Your task is to copy the listing exactly. Drop any pictures from the copy.

**DATASET CONTENT**
-- BEGIN --

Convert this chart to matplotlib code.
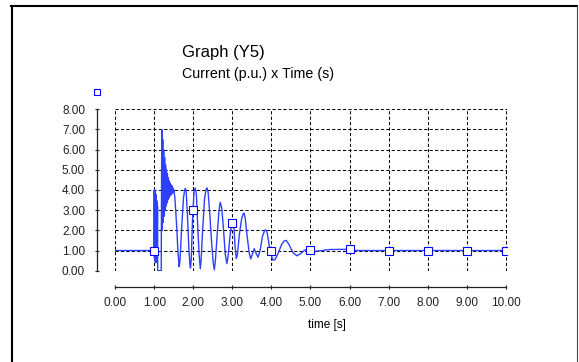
import matplotlib
matplotlib.use("Agg")
import matplotlib.pyplot as plt
from matplotlib.lines import Line2D

plt.rcParams['font.family'] = ['Liberation Sans', 'DejaVu Sans']
plt.rcParams['lines.scale_dashes'] = False

# ---- data ----
time_s = [0.0, 1.0,
          1.002, 1.008, 1.014, 1.020, 1.026, 1.032, 1.038, 1.044, 1.050, 1.056,
          1.062, 1.068, 1.074, 1.080, 1.086, 1.090, 1.18,
          1.195, 1.207, 1.219, 1.231, 1.243, 1.255, 1.267, 1.279, 1.291, 1.303,
          1.315, 1.327, 1.339, 1.351, 1.363, 1.375, 1.387, 1.399, 1.411, 1.423,
          1.435, 1.447, 1.459, 1.471, 1.483, 1.495, 1.505,
          1.53, 1.57, 1.61, 1.64, 1.66, 1.70, 1.75, 1.78, 1.80, 1.82, 1.85,
          1.89, 1.92, 1.93, 1.95, 1.98, 2.02, 2.05, 2.08, 2.11, 2.15, 2.18,
          2.20, 2.24, 2.29, 2.33, 2.35, 2.38, 2.42, 2.47, 2.51, 2.54, 2.57,
          2.62, 2.66, 2.69, 2.73, 2.78, 2.82, 2.86, 2.89, 2.94, 2.98, 3.01,
          3.04, 3.07, 3.10, 3.13, 3.18, 3.24, 3.28, 3.30, 3.33, 3.38, 3.43,
          3.47, 3.51, 3.56, 3.61, 3.66, 3.71, 3.77, 3.83, 3.86, 3.89, 3.94,
          3.99, 4.04, 4.09, 4.17, 4.26, 4.33, 4.38, 4.45, 4.55, 4.65, 4.75,
          4.85, 4.92, 5.0, 5.07, 5.15, 5.3, 5.4, 5.5, 6.0, 6.05, 10.0]
current_pu = [1.0, 1.0,
              4.0, 0.6, 4.0, 0.5, 3.9, 0.4, 3.8, 0.4, 3.7, 0.5,
              3.5, 0.6, 3.4, 0.8, 3.2, 0.0, 0.0,
              7.0, 2.0, 6.5, 2.4, 6.0, 2.7, 5.6, 3.0, 5.25, 3.2,
              5.0, 3.35, 4.8, 3.5, 4.6, 3.6, 4.45, 3.7, 4.35, 3.75,
              4.25, 3.8, 4.2, 3.85, 4.1, 3.9, 4.0,
              3.6, 2.4, 0.9, 0.2, 0.5, 2.0, 3.6, 4.0, 4.08, 3.9, 2.8,
              1.0, 0.2, 0.13, 0.6, 2.5, 3.9, 4.1, 3.8, 2.4, 0.8, 0.1,
              0.5, 2.0, 3.6, 4.05, 4.1, 3.9, 2.9, 1.4, 0.4, 0.05, 0.6,
              2.0, 3.0, 3.39, 3.1, 1.9, 0.8, 0.35, 0.7, 1.7, 2.3, 2.5,
              2.2, 1.2, 0.6, 0.8, 1.8, 2.6, 2.82, 2.85, 2.6, 1.7, 0.9,
              0.58, 0.8, 1.09, 0.85, 0.67, 1.0, 1.7, 2.0, 2.02, 1.9, 1.3,
              0.8, 0.52, 0.55, 0.85, 1.3, 1.48, 1.5, 1.3, 0.9, 0.74, 0.85,
              1.02, 1.07, 1.04, 0.92, 0.97, 1.0, 1.03, 1.05, 1.06, 1.0, 1.0]

marker_t = [1, 2, 3, 4, 5, 6, 7, 8, 9, 10]
marker_v = [1.0, 3.0, 2.35, 1.0, 1.04, 1.06, 1.0, 1.0, 1.0, 1.0]

x_ticks = [0, 1, 2, 3, 4, 5, 6, 7, 8, 9, 10]
y_ticks = [0, 1, 2, 3, 4, 5, 6, 7, 8]
title = "Graph (Y5)"
subtitle = "Current (p.u.) x Time (s)"
x_label = "time [s]"

W, H = 579, 362
fig = plt.figure(figsize=(W / 100, H / 100), dpi=100)

def fx(px):
    return px / W

def fy(py):
    return 1 - py / H

ax = fig.add_axes([fx(114.5), fy(271), fx(506.5) - fx(114.5), fy(109) - fy(271)])
ax.set_xlim(-0.015, 10.015)
ax.set_ylim(-0.015, 8.015)

blue_line = '#2f3fff'
blue_mark = '#0000ff'
ax.plot(time_s, current_pu, color=blue_line, lw=1.0, zorder=3)
ax.plot(marker_t, marker_v, linestyle='none', marker='s', ms=5.2,
        mfc='white', mec=blue_mark, mew=0.8, zorder=4)

ax.set_xticks(x_ticks)
ax.set_yticks(y_ticks)
ax.set_xticklabels([f"{v:.2f}" for v in x_ticks])
ax.set_yticklabels([f"{v:.2f}" for v in y_ticks])
ax.grid(True, color='black', linestyle=(0, (2.3, 1.6)), linewidth=0.75)
ax.set_axisbelow(True)

for s in ['top', 'right']:
    ax.spines[s].set_visible(False)
ax.spines['left'].set_position(('outward', 12.6))
ax.spines['bottom'].set_position(('outward', 11.7))
ax.spines['left'].set_bounds(0, 8)
ax.spines['bottom'].set_bounds(0, 10)
for s in ['left', 'bottom']:
    ax.spines[s].set_linewidth(0.9)
    ax.spines[s].set_color('#222222')

ax.tick_params(axis='both', direction='inout', length=3.2, width=0.8,
               labelsize=8.5, colors='#222222')
ax.tick_params(axis='y', pad=7.0)
ax.tick_params(axis='x', pad=5.4)

fig.text(fx(182), fy(57.3), title, fontsize=12, ha='left', va='baseline')
fig.text(fx(182), fy(78.3), subtitle, fontsize=10.3, ha='left', va='baseline')
fig.text(fx(308), fy(328), x_label, fontsize=8.5, ha='left', va='baseline')

# legend key (marker without text)
fig.add_artist(Line2D([fx(97.3)], [fy(91.7)], marker='s', ms=5.0,
                      mfc='white', mec=blue_mark, mew=0.8, linestyle='none'))

# outer frame
fig.add_artist(Line2D([fx(12), fx(12)], [fy(6), 0], color='black', lw=1.5))
fig.add_artist(Line2D([fx(11.3), fx(577)], [fy(6), fy(6)], color='black', lw=1.5))
fig.add_artist(Line2D([fx(577), fx(577)], [fy(6), 0], color='#444444', lw=0.8))

fig.savefig('out.png', dpi=100, facecolor='white')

-- END --

**RESPONSE**
Convert this chart to matplotlib code.
import matplotlib
matplotlib.use("Agg")
import matplotlib.pyplot as plt
from matplotlib.lines import Line2D

plt.rcParams['font.family'] = ['Liberation Sans', 'DejaVu Sans']
plt.rcParams['lines.scale_dashes'] = False

# ---- data ----
time_s = [0.0, 1.0,
          1.002, 1.008, 1.014, 1.020, 1.026, 1.032, 1.038, 1.044, 1.050, 1.056,
          1.062, 1.068, 1.074, 1.080, 1.086, 1.090, 1.18,
          1.195, 1.207, 1.219, 1.231, 1.243, 1.255, 1.267, 1.279, 1.291, 1.303,
          1.315, 1.327, 1.339, 1.351, 1.363, 1.375, 1.387, 1.399, 1.411, 1.423,
          1.435, 1.447, 1.459, 1.471, 1.483, 1.495, 1.505,
          1.53, 1.57, 1.61, 1.64, 1.66, 1.70, 1.75, 1.78, 1.80, 1.82, 1.85,
          1.89, 1.92, 1.93, 1.95, 1.98, 2.02, 2.05, 2.08, 2.11, 2.15, 2.18,
          2.20, 2.24, 2.29, 2.33, 2.35, 2.38, 2.42, 2.47, 2.51, 2.54, 2.57,
          2.62, 2.66, 2.69, 2.73, 2.78, 2.82, 2.86, 2.89, 2.94, 2.98, 3.01,
          3.04, 3.07, 3.10, 3.13, 3.18, 3.24, 3.28, 3.30, 3.33, 3.38, 3.43,
          3.47, 3.51, 3.56, 3.61, 3.66, 3.71, 3.77, 3.83, 3.86, 3.89, 3.94,
          3.99, 4.04, 4.09, 4.17, 4.26, 4.33, 4.38, 4.45, 4.55, 4.65, 4.75,
          4.85, 4.92, 5.0, 5.07, 5.15, 5.3, 5.4, 5.5, 6.0, 6.05, 10.0]
current_pu = [1.0, 1.0,
              4.0, 0.6, 4.0, 0.5, 3.9, 0.4, 3.8, 0.4, 3.7, 0.5,
              3.5, 0.6, 3.4, 0.8, 3.2, 0.0, 0.0,
              7.0, 2.0, 6.5, 2.4, 6.0, 2.7, 5.6, 3.0, 5.25, 3.2,
              5.0, 3.35, 4.8, 3.5, 4.6, 3.6, 4.45, 3.7, 4.35, 3.75,
              4.25, 3.8, 4.2, 3.85, 4.1, 3.9, 4.0,
              3.6, 2.4, 0.9, 0.2, 0.5, 2.0, 3.6, 4.0, 4.08, 3.9, 2.8,
              1.0, 0.2, 0.13, 0.6, 2.5, 3.9, 4.1, 3.8, 2.4, 0.8, 0.1,
              0.5, 2.0, 3.6, 4.05, 4.1, 3.9, 2.9, 1.4, 0.4, 0.05, 0.6,
              2.0, 3.0, 3.39, 3.1, 1.9, 0.8, 0.35, 0.7, 1.7, 2.3, 2.5,
              2.2, 1.2, 0.6, 0.8, 1.8, 2.6, 2.82, 2.85, 2.6, 1.7, 0.9,
              0.58, 0.8, 1.09, 0.85, 0.67, 1.0, 1.7, 2.0, 2.02, 1.9, 1.3,
              0.8, 0.52, 0.55, 0.85, 1.3, 1.48, 1.5, 1.3, 0.9, 0.74, 0.85,
              1.02, 1.07, 1.04, 0.92, 0.97, 1.0, 1.03, 1.05, 1.06, 1.0, 1.0]

marker_t = [1, 2, 3, 4, 5, 6, 7, 8, 9, 10]
marker_v = [1.0, 3.0, 2.35, 1.0, 1.04, 1.06, 1.0, 1.0, 1.0, 1.0]

x_ticks = [0, 1, 2, 3, 4, 5, 6, 7, 8, 9, 10]
y_ticks = [0, 1, 2, 3, 4, 5, 6, 7, 8]
title = "Graph (Y5)"
subtitle = "Current (p.u.) x Time (s)"
x_label = "time [s]"

W, H = 579, 362
fig = plt.figure(figsize=(W / 100, H / 100), dpi=100)

def fx(px):
    return px / W

def fy(py):
    return 1 - py / H

ax = fig.add_axes([fx(114.5), fy(271), fx(506.5) - fx(114.5), fy(109) - fy(271)])
ax.set_xlim(-0.015, 10.015)
ax.set_ylim(-0.015, 8.015)

blue_line = '#2f3fff'
blue_mark = '#0000ff'
ax.plot(time_s, current_pu, color=blue_line, lw=1.0, zorder=3)
ax.plot(marker_t, marker_v, linestyle='none', marker='s', ms=5.2,
        mfc='white', mec=blue_mark, mew=0.8, zorder=4)

ax.set_xticks(x_ticks)
ax.set_yticks(y_ticks)
ax.set_xticklabels([f"{v:.2f}" for v in x_ticks])
ax.set_yticklabels([f"{v:.2f}" for v in y_ticks])
ax.grid(True, color='black', linestyle=(0, (2.3, 1.6)), linewidth=0.75)
ax.set_axisbelow(True)

for s in ['top', 'right']:
    ax.spines[s].set_visible(False)
ax.spines['left'].set_position(('outward', 12.6))
ax.spines['bottom'].set_position(('outward', 11.7))
ax.spines['left'].set_bounds(0, 8)
ax.spines['bottom'].set_bounds(0, 10)
for s in ['left', 'bottom']:
    ax.spines[s].set_linewidth(0.9)
    ax.spines[s].set_color('#222222')

ax.tick_params(axis='both', direction='inout', length=3.2, width=0.8,
               labelsize=8.5, colors='#222222')
ax.tick_params(axis='y', pad=7.0)
ax.tick_params(axis='x', pad=5.4)

fig.text(fx(182), fy(57.3), title, fontsize=12, ha='left', va='baseline')
fig.text(fx(182), fy(78.3), subtitle, fontsize=10.3, ha='left', va='baseline')
fig.text(fx(308), fy(328), x_label, fontsize=8.5, ha='left', va='baseline')

# legend key (marker without text)
fig.add_artist(Line2D([fx(97.3)], [fy(91.7)], marker='s', ms=5.0,
                      mfc='white', mec=blue_mark, mew=0.8, linestyle='none'))

# outer frame
fig.add_artist(Line2D([fx(12), fx(12)], [fy(6), 0], color='black', lw=1.5))
fig.add_artist(Line2D([fx(11.3), fx(577)], [fy(6), fy(6)], color='black', lw=1.5))
fig.add_artist(Line2D([fx(577), fx(577)], [fy(6), 0], color='#444444', lw=0.8))

fig.savefig('out.png', dpi=100, facecolor='white')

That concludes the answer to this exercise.